Color in Hockney’s work often acts as a narrative force: it defines mood, clarifies spatial relationships, and reinforces the sensation of immediacy in his scenes. The painterly hand remains evident even as his methods become more experimental, resisting a purely mechanical or robotic interpretation of his output. In later digital pieces, he extended the dialogue between observer, image, and medium, insisting that the medium should serve the idea rather than dictate it.

Reception and debates

Hockney’s long career has prompted a range of debates about art, innovation, and the direction of contemporary culture.
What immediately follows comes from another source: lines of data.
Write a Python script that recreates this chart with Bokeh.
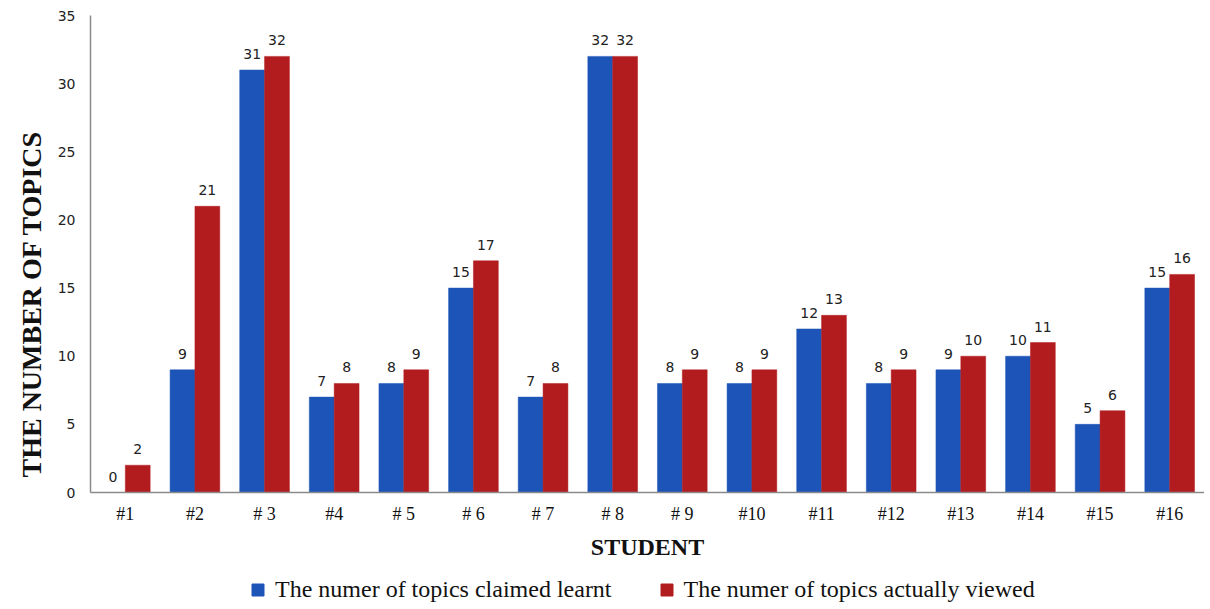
from bokeh.plotting import figure
from bokeh.layouts import column
from bokeh.models import (ColumnDataSource, FactorRange, Legend, LegendItem, LabelSet,
                          SingleIntervalTicker, Range1d, Title)
from bokeh.transform import dodge
from bokeh.core.properties import value
from bokeh.embed import file_html
from bokeh.resources import INLINE

students = ["#1", "#2", "# 3", "#4", "# 5", "# 6", "# 7", "# 8", "# 9", "#10",
            "#11", "#12", "#13", "#14", "#15", "#16"]
claimed = [0, 9, 31, 7, 8, 15, 7, 32, 8, 8, 12, 8, 9, 10, 5, 15]
viewed = [2, 21, 32, 8, 9, 17, 8, 32, 9, 9, 13, 9, 10, 11, 6, 16]
series_names = ["The numer of topics claimed learnt", "The numer of topics actually viewed"]
series_colors = ["#1c55b7", "#b31c1f"]

src = ColumnDataSource(dict(
    x=students, claimed=claimed, viewed=viewed,
    claimed_s=[str(v) for v in claimed], viewed_s=[str(v) for v in viewed],
))

xr = FactorRange(*students)
p = figure(x_range=xr, y_range=Range1d(0, 35),
           width=1204, height=572, output_backend="svg", toolbar_location=None,
           min_border_left=90, min_border_right=0, min_border_top=15, min_border_bottom=80)

bw = 0.357
off = 0.1785
r1 = p.vbar(x=dodge("x", -off, range=xr), top="claimed", width=bw, source=src,
            fill_color=series_colors[0], line_color=series_colors[0], line_width=0.5)
r2 = p.vbar(x=dodge("x", off, range=xr), top="viewed", width=bw, source=src,
            fill_color=series_colors[1], line_color=series_colors[1], line_width=0.5)

for col, txt, o in (("claimed", "claimed_s", -off), ("viewed", "viewed_s", off)):
    p.add_layout(LabelSet(x=dodge("x", o, range=xr), y=col, text=txt, source=src,
                          text_align="center", text_baseline="middle", y_offset=16,
                          text_font=value("DejaVu Sans"), text_font_size=value("14px"),
                          text_color="#222222"))

p.grid.visible = False
p.outline_line_color = None
p.background_fill_color = "white"

yax = p.yaxis[0]
yax.ticker = SingleIntervalTicker(interval=5)
yax.major_label_text_font = "DejaVu Sans"
yax.major_label_text_font_size = "14px"
yax.major_label_text_color = "#222222"
yax.major_label_standoff = 9
yax.major_tick_line_color = None
yax.minor_tick_line_color = None
yax.axis_line_color = "#8a8a8a"
yax.axis_line_width = 1.5

p.add_layout(Title(text="THE NUMBER OF TOPICS", align="left", offset=15,
                   text_font="Liberation Serif", text_font_style="bold",
                   text_font_size="28px", text_color="#111111", standoff=15), "left")

xax = p.xaxis[0]
xax.axis_label = "STUDENT"
xax.axis_label_text_font = "Liberation Serif"
xax.axis_label_text_font_style = "bold"
xax.axis_label_text_font_size = "24px"
xax.axis_label_text_color = "#111111"
xax.axis_label_standoff = 7
xax.major_label_text_font = "Liberation Serif"
xax.major_label_text_font_size = "18px"
xax.major_label_text_color = "#111111"
xax.major_label_standoff = 5
xax.major_tick_line_color = None
xax.axis_line_color = "#8a8a8a"
xax.axis_line_width = 1.5

# legend strip below the chart (same data, bars kept out of its visible y window)
lf = figure(width=1204, height=32, output_backend="svg", toolbar_location=None,
            x_range=xr, y_range=Range1d(100, 101),
            x_axis_location=None, y_axis_location=None, min_border=0)
lf.grid.visible = False
lf.outline_line_color = None
l1 = lf.vbar(x="x", top="claimed", width=bw, source=src,
             fill_color=series_colors[0], line_color=series_colors[0])
l2 = lf.vbar(x="x", top="viewed", width=bw, source=src,
             fill_color=series_colors[1], line_color=series_colors[1])
legend = Legend(items=[LegendItem(label=series_names[0], renderers=[l1]),
                       LegendItem(label=series_names[1], renderers=[l2])],
                orientation="horizontal", location=(160, 1),
                glyph_width=15, glyph_height=15, label_standoff=10, spacing=47,
                padding=0, margin=0, border_line_alpha=0, background_fill_alpha=0,
                label_text_font="Liberation Serif", label_text_font_size="24px",
                label_text_color="#111111")
lf.add_layout(legend, "center")

layout = column(p, lf, spacing=0)
open("out.html", "w").write(file_html(layout, INLINE))
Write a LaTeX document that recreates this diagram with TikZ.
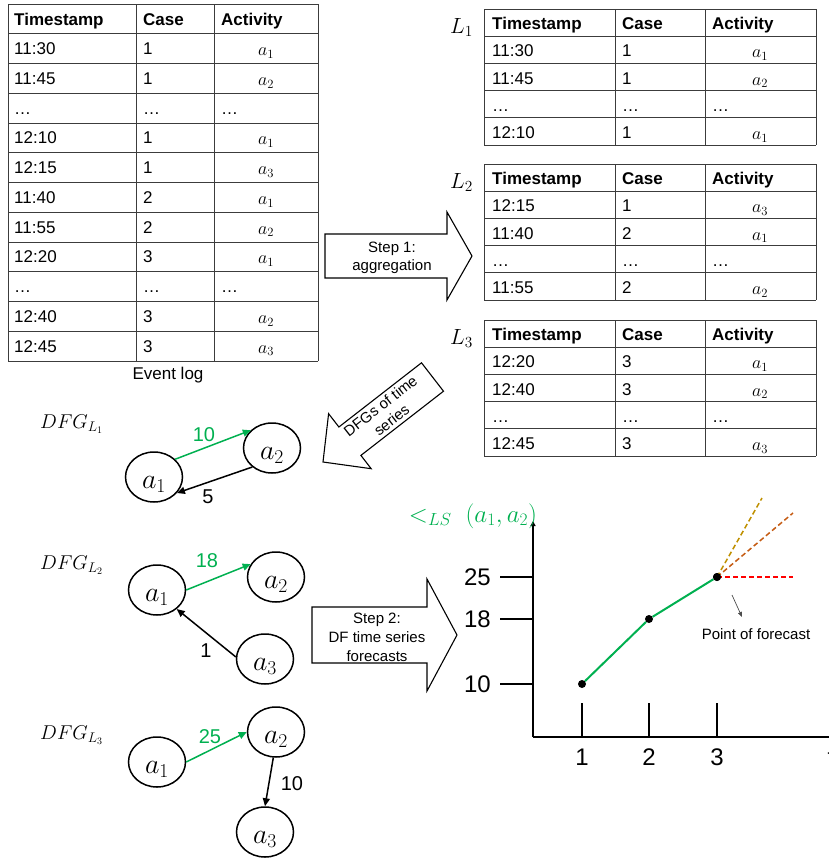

  • Artistic merit versus cultural context: Critics have sometimes framed his work within the social revolutions of the 1960s and 1970s, emphasizing how his openness about sexuality or his status as a charismatic public figure affected reception. Proponents, however, emphasize that the strength of his work lies in formal concerns—composition, color, light, and spatial logic—independent of biography or politics.

  • The role of technology in art: The use of photographic techniques and, later, digital drawing has sparked discussions about the boundaries between traditional painting and new media. Supporters argue that embracing new tools can expand artistic possibilities and democratize access to drawing and painting, while skeptics worry about the loss of tactile craft. From a vantagepoint that values craft, the argument is that technology is simply another medium through which human perception and imagination are expressed.

  • Identity politics and the art world: As with many artists who lived through changing times, questions about how to interpret Hockney’s work in relation to sexuality and identity have appeared in criticism. A traditional perspective would contend that the core of his achievement rests on empirical observation and the visual science of perception, not on a political program or identity-focused reading of every image. Critics who push a more identity-centric reading sometimes clash with curators and scholars who prioritize technique, formal innovation, and enduring aesthetic impact.

  • Market dynamics and legacy: The art market’s attention to notable figures can shape public perception and museum programming. A conservative view in this context would stress that public institutions should foreground demonstrable artistic merit and historical significance over celebrity or market hype, ensuring that exposure to a broad audience remains anchored in quality and relevance.

Legacy and influence

Hockney’s influence extends beyond his most famous pictures. His experiments with joinery and montage—a practice of assembling multiple photographs into a single composite image—helped pave the way for later generations to explore how memory, time, and space operate in two-dimensional form. He also helped popularize the idea that drawing can be both immediate and expansive, a stance reinforced by his later digital work, which broadened access to drawing as a practice for both professional artists and amateurs alike. Museums around the world continue to program exhibitions that reassess his breadth—from A Bigger Splash to his landscapes of Yorkshire and his California pool pictures—demonstrating a lasting impact on both painting and the broader discourse about how we see.

In the broader arc of modern and contemporary art, Hockney’s career is often cited in discussions about the resilience of painting as a medium in the age of digital reproduction, the value of color and light as essential subjects, and the possibility of cross-media experimentation while preserving a clear, personal voice. His work remains a touchstone for debates about technique, perception, and how art can communicate complex ideas through accessible, vividly rendered images.